Non mi importa il fatto che la musica non sia altro che un'onda e che i suoi effetti psicotropi derivino dalla capacità da parte del nostro cervello di “sintonizzarsi” sulle medesime frequenze delle suddette onde, le quali riescono così a renderci vispi e attenti se ascoltiamo un pezzo dei Prodigy oppure rilassati qualora fossimo cullati da delicate melodie new age. Non metto in dubbio la scienza ma faccio finta di non sapere, mi piace pensare che la musica sia uno strumento divino in grado di percorrere tutte le nostre membra e di rivestirci di grazia. Tanto molte cose non le potrai mai spiegare. Per fortuna.
La magia non serve cercarla distante, a volte basta gironzolare per il Trevigiano, fare tappa a Caerano San Marco e scoprire un gruppo di menestrelli (in lombardo “barbapedana”, appunto) che incide in formato digitale secoli di sapienza e mos maiorum delle popolazioni nomadi dell’Europa orientale. Come alchimisti alla ricerca della pietra filosofale i nostri hanno saggiamente fuso in un grande calderone suoni, atmosfere, sapori kletzmer, balcaniche e zingare, forgiando così un prodotto intenso, prezioso, etereo, extraterrestre. Potenza della Magia della Musica.
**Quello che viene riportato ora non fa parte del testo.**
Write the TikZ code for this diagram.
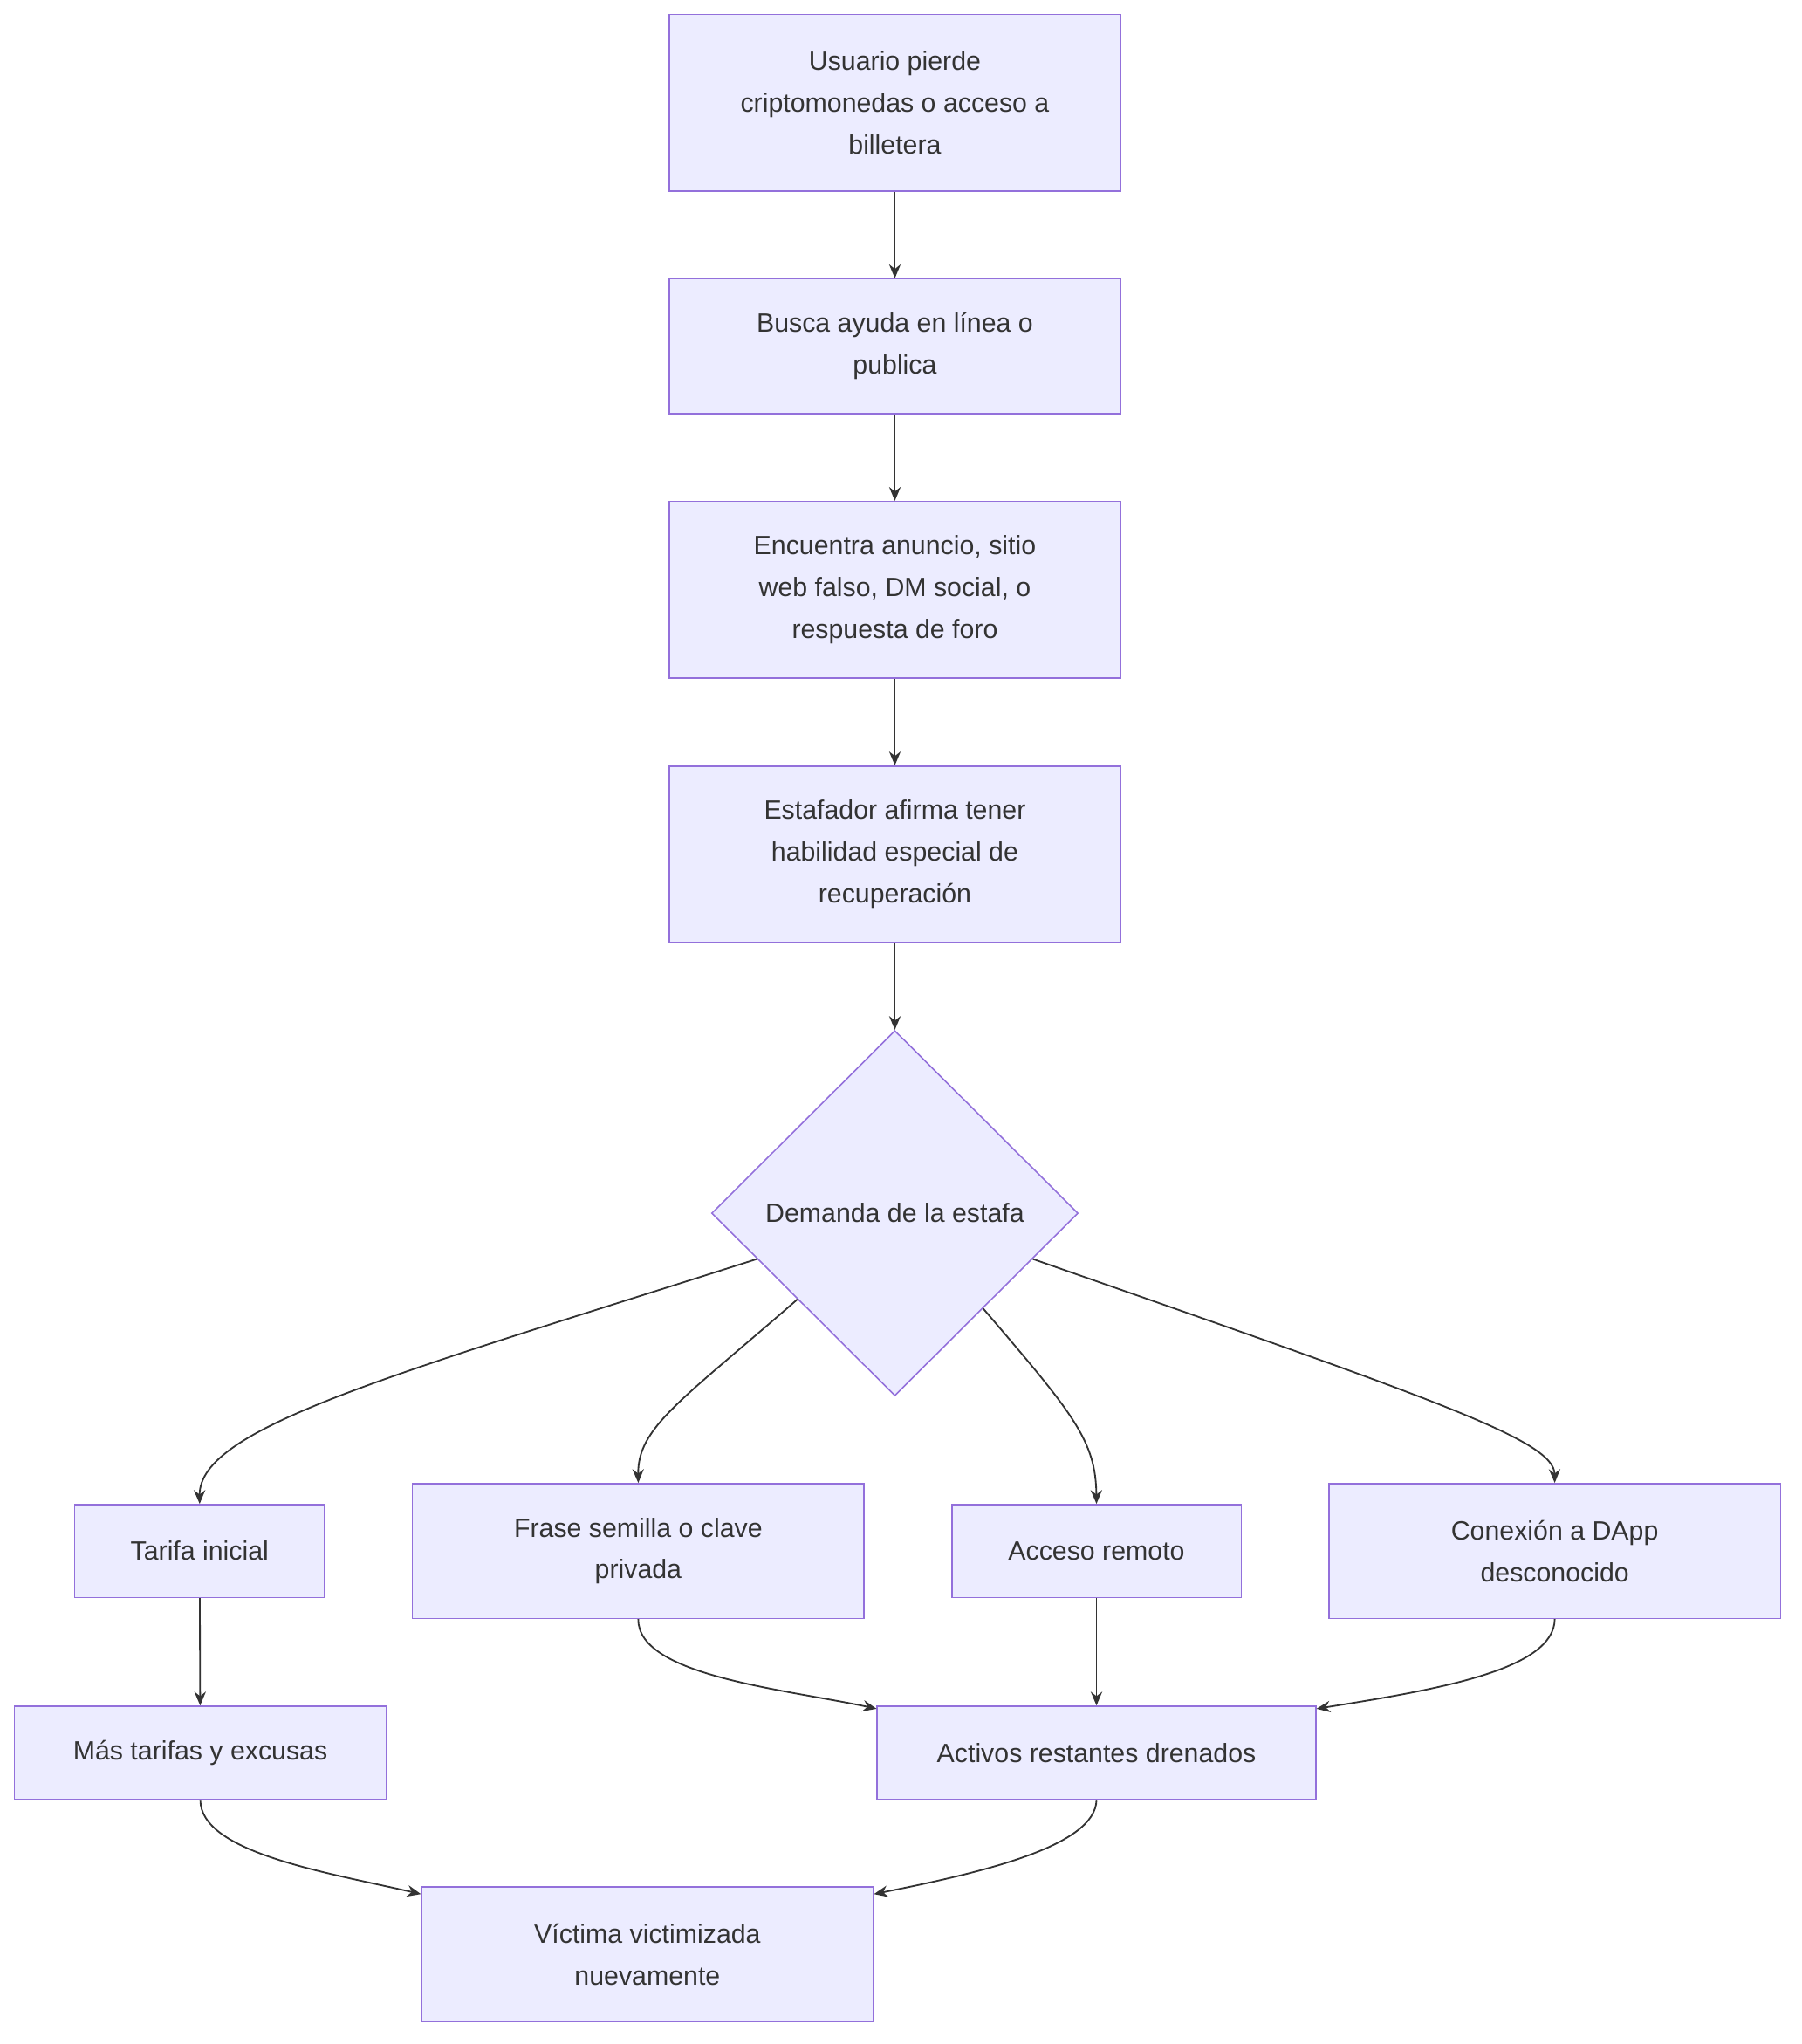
\documentclass[tikz,border=0pt]{standalone}
\usepackage{fontspec}
\setmainfont{Liberation Sans}
\usetikzlibrary{shapes.geometric,arrows.meta,calc}
\definecolor{boxfill}{HTML}{ECECFF}
\definecolor{boxline}{HTML}{9370DB}
\definecolor{ink}{HTML}{333333}
\tikzset{
  box/.style={draw=boxline, fill=boxfill, line width=0.6pt, text=ink, align=center,
    font=\fontsize{11.5}{18.2}\selectfont, inner sep=0pt},
  flow/.style={draw=ink, line width=0.7pt, -{Stealth[length=6pt,width=5pt]}}
}
\begin{document}
\begin{tikzpicture}[x=0.02cm,y=-0.02cm]
   \useasboundingbox (0,0) rectangle (1376,1561);

   % main column
   \node[box, minimum width=6.9cm, minimum height=2.7cm] (pierde) at (683.5,78.5) {Usuario pierde\\criptomonedas o acceso a\\billetera};
   \node[box, minimum width=6.9cm, minimum height=2.06cm] (busca) at (683.5,264.5) {Busca ayuda en línea o\\publica};
   \node[box, minimum width=6.9cm, minimum height=2.7cm] (anuncio) at (683.5,450.5) {Encuentra anuncio, sitio\\web falso, DM social, o\\respuesta de foro};
   \node[box, minimum width=6.9cm, minimum height=2.7cm] (afirma) at (683.5,652.5) {Estafador afirma tener\\habilidad especial de\\recuperación};
   \node[box, diamond, minimum width=5.6cm, minimum height=5.58cm] (demanda) at (683.5,926.5) {Demanda de la estafa};

   % branches
   \node[box, minimum width=3.82cm, minimum height=1.42cm] (tarifa) at (152.5,1184.5) {Tarifa inicial};
   \node[box, minimum width=6.9cm, minimum height=2.06cm] (frase) at (487.5,1184.5) {Frase semilla o clave\\privada};
   \node[box, minimum width=4.42cm, minimum height=1.42cm] (remoto) at (837.5,1184.5) {Acceso remoto};
   \node[box, minimum width=6.9cm, minimum height=2.06cm] (dapp) at (1187.5,1184.5) {Conexión a DApp\\desconocido};
   \node[box, minimum width=5.68cm, minimum height=1.42cm] (mas) at (153,1338.5) {Más tarifas y excusas};
   \node[box, minimum width=6.7cm, minimum height=1.42cm] (drenados) at (837.5,1338.5) {Activos restantes drenados};
   \node[box, minimum width=6.9cm, minimum height=2.06cm] (victima) at (494.5,1492.5) {Víctima victimizada\\nuevamente};

   \draw[flow] (pierde) -- (busca);
   \draw[flow] (busca) -- (anuncio);
   \draw[flow] (anuncio) -- (afirma);
   \draw[flow] (afirma) -- (demanda);

   \draw[flow] ($(demanda.west)!0.25!(demanda.south)$) .. controls (300,1050) and (152,1090) .. (tarifa.north);
   \draw[flow] ($(demanda.west)!0.47!(demanda.south)$) .. controls (520,1070) and (487,1090) .. (frase.north);
   \draw[flow] ($(demanda.east)!0.52!(demanda.south)$) .. controls (820,1080) and (837,1100) .. (remoto.north);
   \draw[flow] ($(demanda.east)!0.25!(demanda.south)$) .. controls (1100,1070) and (1187,1100) .. (dapp.north);

   \draw[flow] (tarifa) -- (mas);
   \draw[flow] (frase.south) .. controls (487,1280) and (600,1290) .. ([yshift=-0.05cm]drenados.north west);
   \draw[flow] (remoto) -- (drenados);
   \draw[flow] (dapp.south) .. controls (1187,1275) and (1100,1290) .. ([yshift=-0.05cm]drenados.north east);
   \draw[flow] (mas.south) .. controls (153,1415) and (250,1430) .. ([yshift=-0.12cm]victima.north west);
   \draw[flow] (drenados.south) .. controls (837,1410) and (750,1430) .. ([yshift=-0.12cm]victima.north east);
\end{tikzpicture}
\end{document}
In "Yol" i Barbapedana si affidano per la prima volta completamente a questo genere, tralasciando il folk nostrano che fino ad allora li aveva ispirati. Il risultato è quasi un’ora di estasi allo stato puro: le entusiasmanti melodie di violino e fisarmonica ti avvolgono anima e corpo e ti cullano procurandoti un urlo di gioia pari a quello che Sandro Penna aveva sentito guardando il mare calmo e azzurro, ma questa volta l’emozione dura ben più di un attimo!
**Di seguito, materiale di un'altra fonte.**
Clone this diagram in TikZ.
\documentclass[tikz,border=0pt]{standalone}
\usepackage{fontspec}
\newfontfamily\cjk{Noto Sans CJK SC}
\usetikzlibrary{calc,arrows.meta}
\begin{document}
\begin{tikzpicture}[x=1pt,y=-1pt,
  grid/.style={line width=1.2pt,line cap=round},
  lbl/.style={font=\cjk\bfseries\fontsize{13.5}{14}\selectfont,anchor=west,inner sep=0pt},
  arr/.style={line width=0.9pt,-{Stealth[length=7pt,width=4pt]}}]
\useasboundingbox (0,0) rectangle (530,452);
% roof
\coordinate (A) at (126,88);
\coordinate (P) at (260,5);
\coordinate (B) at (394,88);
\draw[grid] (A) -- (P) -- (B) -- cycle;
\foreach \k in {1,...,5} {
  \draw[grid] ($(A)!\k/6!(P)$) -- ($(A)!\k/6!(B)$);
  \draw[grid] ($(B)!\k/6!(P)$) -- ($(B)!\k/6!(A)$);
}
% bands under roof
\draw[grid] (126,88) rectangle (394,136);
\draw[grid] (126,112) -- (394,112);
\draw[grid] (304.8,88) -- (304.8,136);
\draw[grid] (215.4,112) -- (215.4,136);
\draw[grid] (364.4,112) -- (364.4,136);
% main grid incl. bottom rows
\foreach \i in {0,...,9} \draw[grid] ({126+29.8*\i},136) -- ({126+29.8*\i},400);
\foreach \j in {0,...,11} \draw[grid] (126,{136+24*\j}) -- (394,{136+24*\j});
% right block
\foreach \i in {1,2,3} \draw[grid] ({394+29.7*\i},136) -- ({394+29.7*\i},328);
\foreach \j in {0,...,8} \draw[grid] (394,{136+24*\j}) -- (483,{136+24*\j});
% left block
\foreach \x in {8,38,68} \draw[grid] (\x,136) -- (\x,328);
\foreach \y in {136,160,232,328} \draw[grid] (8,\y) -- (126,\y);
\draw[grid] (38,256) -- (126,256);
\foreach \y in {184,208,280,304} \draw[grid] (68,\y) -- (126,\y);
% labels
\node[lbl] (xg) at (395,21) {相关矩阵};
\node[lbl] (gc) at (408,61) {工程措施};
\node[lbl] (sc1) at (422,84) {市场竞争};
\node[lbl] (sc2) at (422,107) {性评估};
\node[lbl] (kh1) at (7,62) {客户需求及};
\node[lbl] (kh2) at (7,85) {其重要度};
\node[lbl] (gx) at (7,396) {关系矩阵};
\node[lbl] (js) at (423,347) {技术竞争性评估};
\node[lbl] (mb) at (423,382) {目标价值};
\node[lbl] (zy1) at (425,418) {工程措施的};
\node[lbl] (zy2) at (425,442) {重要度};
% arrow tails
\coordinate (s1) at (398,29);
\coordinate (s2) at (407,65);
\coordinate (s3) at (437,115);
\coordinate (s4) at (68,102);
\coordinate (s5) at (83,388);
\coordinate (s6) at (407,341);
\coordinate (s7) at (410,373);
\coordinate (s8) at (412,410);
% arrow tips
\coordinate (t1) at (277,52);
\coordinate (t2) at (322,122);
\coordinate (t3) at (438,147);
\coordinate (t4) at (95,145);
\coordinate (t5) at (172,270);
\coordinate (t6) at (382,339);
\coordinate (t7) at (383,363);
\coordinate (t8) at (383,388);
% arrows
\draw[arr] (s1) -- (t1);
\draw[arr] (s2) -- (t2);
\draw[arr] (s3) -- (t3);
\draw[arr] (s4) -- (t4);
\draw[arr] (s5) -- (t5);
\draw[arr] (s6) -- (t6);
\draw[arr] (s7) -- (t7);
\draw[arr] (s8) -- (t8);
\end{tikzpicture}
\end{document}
Il primo brano, "Opa Tzupa", è forse il più “commerciale” dell’album: un vorticoso giro di violino alla Modena City Ramblers vecchia maniera, che ti risveglia l’innato istinto che spinge l’uomo a ballare per liberarsi dalle preoccupazioni.
Ma la magia vera propria inizia con il secondo brano, "Maiko Maiko", strumentale, dove l’iniziale delicatissimo arpeggio di chitarra sfocia in una seconda parte maestosa, in cui l’archetto del violino danza vorticosamente tra le quattro corde.
Da qui in avanti è un fiume in piena: la Musica ti colpisce e ti trascina via verso la sua strada (“yol” in turco significa appunto strada); difficile e inutile riuscire ad afferrarne l’essenza: si commetterebbe un peccato di hybris verso quella che è la regina delle arti.
Forse l’unico difetto del disco è l’eccessiva ripetitività dei suoni, la quale però contribuisce comunque a creare quello stato di entusiasmo sul quale ho disserito abbondantemente in precedenza. Forse troppo abbondantemente. Forse ho esagerato. Forse il vero difetto del disco sono io, che mi illudo di poter descrivere la Musica scrivendo uno sproposito di puttanate. Chiedo perdono.